◆ **EXERCISE TASK**:
Reproduce all the lines exactly as they stand, apart from the pictures.

◆ **DATA**:
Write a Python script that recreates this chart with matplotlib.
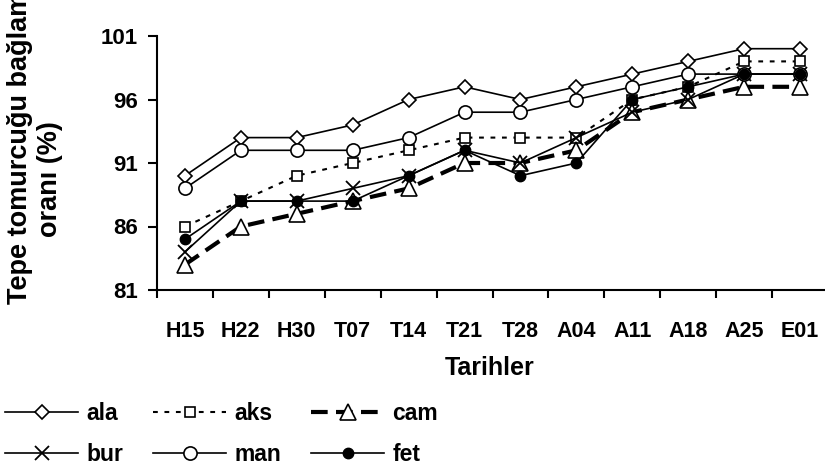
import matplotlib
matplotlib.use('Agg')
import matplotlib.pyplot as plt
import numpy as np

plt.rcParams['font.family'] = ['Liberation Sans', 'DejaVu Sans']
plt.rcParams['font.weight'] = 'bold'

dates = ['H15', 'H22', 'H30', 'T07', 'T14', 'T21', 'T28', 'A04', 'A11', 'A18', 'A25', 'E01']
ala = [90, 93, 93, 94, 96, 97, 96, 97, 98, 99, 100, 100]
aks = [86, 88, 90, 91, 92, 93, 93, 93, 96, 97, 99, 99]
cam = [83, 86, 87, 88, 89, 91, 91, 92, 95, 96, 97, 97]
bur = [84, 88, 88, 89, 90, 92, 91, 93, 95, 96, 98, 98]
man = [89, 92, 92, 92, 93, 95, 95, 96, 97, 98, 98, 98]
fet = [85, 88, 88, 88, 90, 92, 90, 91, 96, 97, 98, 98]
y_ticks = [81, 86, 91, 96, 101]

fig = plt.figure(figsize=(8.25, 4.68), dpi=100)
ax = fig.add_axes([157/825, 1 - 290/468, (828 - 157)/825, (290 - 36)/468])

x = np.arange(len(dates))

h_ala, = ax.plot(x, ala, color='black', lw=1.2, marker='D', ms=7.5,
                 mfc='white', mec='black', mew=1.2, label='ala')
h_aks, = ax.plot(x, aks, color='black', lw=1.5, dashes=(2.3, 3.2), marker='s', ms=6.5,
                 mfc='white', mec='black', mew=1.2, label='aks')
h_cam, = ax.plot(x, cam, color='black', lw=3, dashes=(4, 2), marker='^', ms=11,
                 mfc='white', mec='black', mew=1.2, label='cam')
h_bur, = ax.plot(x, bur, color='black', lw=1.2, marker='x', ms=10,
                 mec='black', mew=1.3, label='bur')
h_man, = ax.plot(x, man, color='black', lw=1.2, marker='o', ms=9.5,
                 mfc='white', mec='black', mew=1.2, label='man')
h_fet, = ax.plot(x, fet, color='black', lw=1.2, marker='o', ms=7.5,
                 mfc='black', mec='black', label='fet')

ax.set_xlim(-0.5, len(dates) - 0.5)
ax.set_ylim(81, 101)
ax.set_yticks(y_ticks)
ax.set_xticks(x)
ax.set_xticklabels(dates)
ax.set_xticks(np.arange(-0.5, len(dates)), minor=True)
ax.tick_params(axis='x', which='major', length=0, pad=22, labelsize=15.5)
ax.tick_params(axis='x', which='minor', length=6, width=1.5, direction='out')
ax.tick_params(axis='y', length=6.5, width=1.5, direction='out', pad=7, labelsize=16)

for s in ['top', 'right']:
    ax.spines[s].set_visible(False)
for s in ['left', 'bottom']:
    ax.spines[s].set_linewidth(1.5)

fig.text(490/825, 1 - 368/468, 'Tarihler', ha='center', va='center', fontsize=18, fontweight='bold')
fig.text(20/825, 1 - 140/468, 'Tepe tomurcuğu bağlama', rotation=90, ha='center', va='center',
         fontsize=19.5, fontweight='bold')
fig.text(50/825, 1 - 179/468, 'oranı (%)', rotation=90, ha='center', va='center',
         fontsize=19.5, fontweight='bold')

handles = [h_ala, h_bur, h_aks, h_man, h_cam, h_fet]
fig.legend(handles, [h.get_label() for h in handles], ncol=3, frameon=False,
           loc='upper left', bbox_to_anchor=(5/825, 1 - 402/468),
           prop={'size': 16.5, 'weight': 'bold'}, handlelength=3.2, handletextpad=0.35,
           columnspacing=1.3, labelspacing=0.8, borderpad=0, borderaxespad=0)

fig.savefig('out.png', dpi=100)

◆ **COMPLETED EXERCISE**:
Write a Python script that recreates this chart with matplotlib.
import matplotlib
matplotlib.use('Agg')
import matplotlib.pyplot as plt
import numpy as np

plt.rcParams['font.family'] = ['Liberation Sans', 'DejaVu Sans']
plt.rcParams['font.weight'] = 'bold'

dates = ['H15', 'H22', 'H30', 'T07', 'T14', 'T21', 'T28', 'A04', 'A11', 'A18', 'A25', 'E01']
ala = [90, 93, 93, 94, 96, 97, 96, 97, 98, 99, 100, 100]
aks = [86, 88, 90, 91, 92, 93, 93, 93, 96, 97, 99, 99]
cam = [83, 86, 87, 88, 89, 91, 91, 92, 95, 96, 97, 97]
bur = [84, 88, 88, 89, 90, 92, 91, 93, 95, 96, 98, 98]
man = [89, 92, 92, 92, 93, 95, 95, 96, 97, 98, 98, 98]
fet = [85, 88, 88, 88, 90, 92, 90, 91, 96, 97, 98, 98]
y_ticks = [81, 86, 91, 96, 101]

fig = plt.figure(figsize=(8.25, 4.68), dpi=100)
ax = fig.add_axes([157/825, 1 - 290/468, (828 - 157)/825, (290 - 36)/468])

x = np.arange(len(dates))

h_ala, = ax.plot(x, ala, color='black', lw=1.2, marker='D', ms=7.5,
                 mfc='white', mec='black', mew=1.2, label='ala')
h_aks, = ax.plot(x, aks, color='black', lw=1.5, dashes=(2.3, 3.2), marker='s', ms=6.5,
                 mfc='white', mec='black', mew=1.2, label='aks')
h_cam, = ax.plot(x, cam, color='black', lw=3, dashes=(4, 2), marker='^', ms=11,
                 mfc='white', mec='black', mew=1.2, label='cam')
h_bur, = ax.plot(x, bur, color='black', lw=1.2, marker='x', ms=10,
                 mec='black', mew=1.3, label='bur')
h_man, = ax.plot(x, man, color='black', lw=1.2, marker='o', ms=9.5,
                 mfc='white', mec='black', mew=1.2, label='man')
h_fet, = ax.plot(x, fet, color='black', lw=1.2, marker='o', ms=7.5,
                 mfc='black', mec='black', label='fet')

ax.set_xlim(-0.5, len(dates) - 0.5)
ax.set_ylim(81, 101)
ax.set_yticks(y_ticks)
ax.set_xticks(x)
ax.set_xticklabels(dates)
ax.set_xticks(np.arange(-0.5, len(dates)), minor=True)
ax.tick_params(axis='x', which='major', length=0, pad=22, labelsize=15.5)
ax.tick_params(axis='x', which='minor', length=6, width=1.5, direction='out')
ax.tick_params(axis='y', length=6.5, width=1.5, direction='out', pad=7, labelsize=16)

for s in ['top', 'right']:
    ax.spines[s].set_visible(False)
for s in ['left', 'bottom']:
    ax.spines[s].set_linewidth(1.5)

fig.text(490/825, 1 - 368/468, 'Tarihler', ha='center', va='center', fontsize=18, fontweight='bold')
fig.text(20/825, 1 - 140/468, 'Tepe tomurcuğu bağlama', rotation=90, ha='center', va='center',
         fontsize=19.5, fontweight='bold')
fig.text(50/825, 1 - 179/468, 'oranı (%)', rotation=90, ha='center', va='center',
         fontsize=19.5, fontweight='bold')

handles = [h_ala, h_bur, h_aks, h_man, h_cam, h_fet]
fig.legend(handles, [h.get_label() for h in handles], ncol=3, frameon=False,
           loc='upper left', bbox_to_anchor=(5/825, 1 - 402/468),
           prop={'size': 16.5, 'weight': 'bold'}, handlelength=3.2, handletextpad=0.35,
           columnspacing=1.3, labelspacing=0.8, borderpad=0, borderaxespad=0)

fig.savefig('out.png', dpi=100)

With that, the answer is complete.